Their flight begins when Kylie pulls a ladder to Dylan’s window so that he can escape a beating from his father, a drunken brute who is first seen yelling bloody murder at a broken toaster. As Dylan scrambles to safety, the ladder collapses, breaking a window and a drainpipe and leaving him in deeper hot water.
The Bob Dylan connection begins when the runaways hitch a ride on the River Liffey with a dredger who plays the harmonica and tells them of a “musical god” named Dylan. It reaches a peak of deadpan whimsy when they encounter a Bob Dylan impersonator (Stephen Rea), sitting on the steps of a theater where an Australian troupe is presenting a tribute to “Mr. Tambourine Man.”

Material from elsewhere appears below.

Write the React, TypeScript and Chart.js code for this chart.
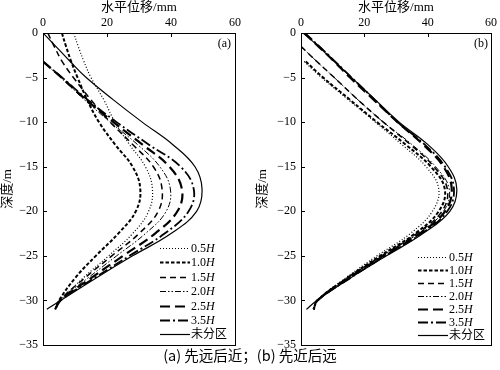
import React, { useEffect, useRef } from 'react';
import { Chart, registerables } from 'chart.js';

Chart.register(...registerables);

// ---------- data ----------
const DEPTHS = [0, -1.5, -3.2, -5, -7.5, -10, -12.5, -15, -17.5, -20, -22.5, -25, -27.5, -30, -31];
const SERIES_LABELS = ['0.5H', '1.0H', '1.5H', '2.0H', '2.5H', '3.5H', '未分区'];
const X_TICKS = [0, 20, 40, 60];
const Y_TICKS = [0, -5, -10, -15, -20, -25, -30, -35];
const X_TITLE = '水平位移/mm';
const Y_TITLE = '深度/m';
const CAPTION = '(a) 先远后近；(b) 先近后远';

// (a) 先远后近
const A_05H = [9.6, 11, 12.8, 15, 19, 22.5, 27, 32, 34.2, 33, 28, 20.5, 12.5, 5.5, 3.8];
const A_10H = [5.9, 7.2, 8.8, 10.8, 13.8, 17.5, 22.5, 28, 30.4, 29, 23.5, 16.5, 10, 5, 3.8];
const A_15H = [1.5, 3.5, 6, 9.5, 15, 21, 28, 34.5, 37.2, 36, 30, 21.5, 13, 5.2, 3.8];
const A_20H = [null, null, 0, 5.5, 13, 21, 29.5, 36.5, 39.8, 38.5, 32, 23, 14, 5.2, 3.8];
const A_25H = [null, null, 0, 5.8, 13.5, 22, 31, 39.5, 43.4, 42, 35, 25, 15, 5.4, 3.8];
const A_35H = [null, null, 0, 6, 14, 23, 33, 43, 47.1, 45.5, 38, 27, 16, 5.5, 3.8];
const A_NONE = [0, 4, 8.5, 13.5, 22, 31, 40.5, 47.5, 49.7, 48, 40, 28, 16.5, 5.5, 1.2];

// (b) 先近后远
const B_05H = [null, null, 1, 6.5, 15, 23.5, 31.8, 39.5, 43.5, 41.5, 34.5, 24, 14, 5, 4];
const B_10H = [null, null, 1.5, 7, 15.5, 24, 33, 41, 45.4, 43.5, 36, 25, 14.5, 5.2, 4];
const B_15H = [null, 0, 5, 10.5, 18, 26, 34.5, 42, 46.2, 44.5, 36.5, 25.5, 14.5, 5.2, 4];
const B_20H = [null, 0, 5, 10.5, 18, 26, 35, 42.5, 46.8, 45, 37, 25.5, 14.8, 5.2, 4];
const B_25H = [1, 5.5, 10.5, 15.5, 23, 30.5, 38.5, 45, 47.6, 45.5, 37.5, 26, 15, 5.2, 4];
const B_35H = [1.2, 5.8, 10.8, 16, 23.3, 30.5, 39, 45.5, 48.3, 46.2, 38, 26.5, 15.5, 5.2, 4];
const B_NONE = [0.7, 5.5, 10.5, 16, 23.5, 31, 40, 46.5, 49.2, 47, 38.5, 27, 15.5, 5, 1.7];

const SERIES_A = [A_05H, A_10H, A_15H, A_20H, A_25H, A_35H, A_NONE];
const SERIES_B = [B_05H, B_10H, B_15H, B_20H, B_25H, B_35H, B_NONE];

// ---------- styles ----------
const LINE_STYLES = [
  { dash: [1, 2], width: 1.2 },
  { dash: [3.5, 2], width: 2 },
  { dash: [6, 4], width: 1.5 },
  { dash: [6, 2, 1.5, 2, 1.5, 2], width: 1 },
  { dash: [10, 5], width: 2.2 },
  { dash: [10, 3, 2, 3], width: 1.8 },
  { dash: [], width: 1.2 },
];

const SERIF = '"Times New Roman", "Liberation Serif", Times, "Noto Sans CJK SC", serif';

function minus(v: number): string {
  return v < 0 ? '\u2212' + Math.abs(v) : String(v);
}

type PanelCfg = {
  series: (number | null)[][];
  tag: string;
  yAxisWidth: number;
  padRight: number;
  yTitleX: number;
  tagX: number;
  legX0: number;
  legX1: number;
  legY0: number;
  legDy: number;
};

const decorPlugin = {
  id: 'decor',
  afterDraw(chart: any, _args: any, opts: any) {
    const ctx = chart.ctx as CanvasRenderingContext2D;
    const ca = chart.chartArea;
    const xs = chart.scales.x;
    const ys = chart.scales.y;
    ctx.save();
    ctx.strokeStyle = '#000';
    ctx.lineWidth = 1;
    ctx.setLineDash([]);
    ctx.strokeRect(Math.round(ca.left) + 0.5, Math.round(ca.top) + 0.5, Math.round(ca.right - ca.left), Math.round(ca.bottom - ca.top));
    ctx.beginPath();
    X_TICKS.forEach((t) => {
      const px = Math.round(xs.getPixelForValue(t)) + 0.5;
      ctx.moveTo(px, ca.top);
      ctx.lineTo(px, ca.top + 4);
    });
    Y_TICKS.forEach((t) => {
      const py = Math.round(ys.getPixelForValue(t)) + 0.5;
      ctx.moveTo(ca.left, py);
      ctx.lineTo(ca.left + 4, py);
    });
    ctx.stroke();
    ctx.fillStyle = '#000';
    ctx.font = `13px ${SERIF}`;
    ctx.textAlign = 'center';
    ctx.textBaseline = 'middle';
    ctx.fillText(X_TITLE, (ca.left + ca.right) / 2, 8);
    ctx.save();
    ctx.translate(opts.yTitleX, (ca.top + ca.bottom) / 2);
    ctx.rotate(-Math.PI / 2);
    ctx.fillText(Y_TITLE, 0, 0);
    ctx.restore();
    ctx.font = `12px ${SERIF}`;
    ctx.textAlign = 'right';
    ctx.fillText(opts.tag, opts.tagX, 44);
    chart.data.datasets.forEach((ds: any, i: number) => {
      const y = Math.round(opts.legY0 + i * opts.legDy) + 0.5;
      ctx.beginPath();
      ctx.setLineDash(ds.borderDash || []);
      ctx.lineWidth = ds.borderWidth;
      ctx.moveTo(opts.legX0, y);
      ctx.lineTo(opts.legX1, y);
      ctx.stroke();
      ctx.setLineDash([]);
      const label: string = ds.label;
      ctx.textAlign = 'left';
      let x = opts.legX1 + 1;
      if (label.endsWith('H')) {
        const num = label.slice(0, -1);
        ctx.font = `12px ${SERIF}`;
        ctx.fillText(num, x, y);
        x += ctx.measureText(num).width;
        ctx.font = `italic 12px ${SERIF}`;
        ctx.fillText('H', x, y);
      } else {
        ctx.font = `12px ${SERIF}`;
        ctx.fillText(label, x, y);
      }
    });
    ctx.restore();
  },
};

function Panel({ cfg }: { cfg: PanelCfg }) {
  const ref = useRef<HTMLCanvasElement | null>(null);
  useEffect(() => {
    if (!ref.current) return;
    const datasets = cfg.series.map((vals, i) => ({
      label: SERIES_LABELS[i],
      data: vals
        .map((v, j) => (v === null ? null : { x: v, y: DEPTHS[j] }))
        .filter((p) => p !== null),
      showLine: true,
      borderColor: '#000',
      backgroundColor: '#000',
      borderWidth: LINE_STYLES[i].width,
      borderDash: LINE_STYLES[i].dash,
      pointRadius: 0,
      tension: 0.4,
      fill: false,
    }));
    const chart = new Chart(ref.current, {
      type: 'scatter',
      data: { datasets } as any,
      options: {
        animation: false,
        responsive: false,
        layout: { padding: { left: 0, right: cfg.padRight, top: 0, bottom: 25 } },
        plugins: {
          legend: { display: false },
          tooltip: { enabled: false },
          decor: cfg,
        } as any,
        scales: {
          x: {
            type: 'linear',
            position: 'top',
            min: 0,
            max: 60,
            afterFit: (s: any) => {
              s.height = 33;
            },
            afterBuildTicks: (s: any) => {
              s.ticks = X_TICKS.map((v) => ({ value: v }));
            },
            grid: { display: false, drawTicks: false },
            border: { display: false },
            ticks: {
              padding: 3,
              color: '#000',
              font: { family: SERIF, size: 12 },
              callback: (v: any) => minus(Number(v)),
            },
          },
          y: {
            type: 'linear',
            min: -35,
            max: 0,
            afterFit: (s: any) => {
              s.width = cfg.yAxisWidth;
            },
            afterBuildTicks: (s: any) => {
              s.ticks = Y_TICKS.map((v) => ({ value: v }));
            },
            grid: { display: false, drawTicks: false },
            border: { display: false },
            ticks: {
              padding: 5,
              color: '#000',
              font: { family: SERIF, size: 12 },
              callback: (v: any) => minus(Number(v)),
            },
          },
        },
      } as any,
      plugins: [decorPlugin],
    });
    return () => chart.destroy();
  }, [cfg]);
  return <canvas ref={ref} width={250} height={370} style={{ display: 'block' }} />;
}

const PANEL_A: PanelCfg = {
  series: SERIES_A,
  tag: '(a)',
  yAxisWidth: 43,
  padRight: 15,
  yTitleX: 8,
  tagX: 231,
  legX0: 160,
  legX1: 190,
  legY0: 248,
  legDy: 14.4,
};

const PANEL_B: PanelCfg = {
  series: SERIES_B,
  tag: '(b)',
  yAxisWidth: 51,
  padRight: 5,
  yTitleX: 13,
  tagX: 238,
  legX0: 168,
  legX1: 198,
  legY0: 257,
  legDy: 13,
};

export default function App() {
  useEffect(() => {
    document.body.style.margin = '0';
  }, []);
  return (
    <div style={{ position: 'relative', width: 500, height: 370, background: '#fff', overflow: 'hidden' }}>
      <div style={{ position: 'absolute', left: 0, top: 0 }}>
        <Panel cfg={PANEL_A} />
      </div>
      <div style={{ position: 'absolute', left: 250, top: 0 }}>
        <Panel cfg={PANEL_B} />
      </div>
      <div
        style={{
          position: 'absolute',
          left: 0,
          width: 500,
          top: 345,
          textAlign: 'center',
          fontFamily: "'Noto Sans CJK SC', sans-serif",
          fontSize: 14.5,
          lineHeight: '20px',
          color: '#000',
        }}
      >
        {CAPTION}
      </div>
    </div>
  );
}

Once they leave home, the smudgy black-and-white cinematography gives way to tepid color as the youngsters slide through the streets on roller shoes bought with money Kylie has stolen from her parents. As they embark on a quest to find Dylan’s older brother, who fled home two years earlier and has hardly been heard from since, the color flushes and fades according to the mood.
“Kisses” regards the world through fearful, foolhardy preadolescent eyes. Kylie, who is bullied by her peers and molested by an uncle, believes in a nightmarish phantom called the Sackman who stalks children and animals and beats them to death in a sack. Sure enough, this boogeyman’s real-life incarnation appears in a car and tries to kidnap Kylie after she turns down his offer of a ride. Giving chase, Dylan plays the hero, and friendship blossoms into puppy love.
The title of the film refers to a chaste, mystical kiss on the cheek Dylan receives from a kind woman who may or may not be a prostitute and whose sweetness reverberates when Dylan and Kylie share their first serious kiss.
The adage that you can’t go home again doesn’t apply to Dylan and Kylie. Once their money runs out, lacking food and shelter after a night on the town, the runaways have nowhere else to go but back to hell.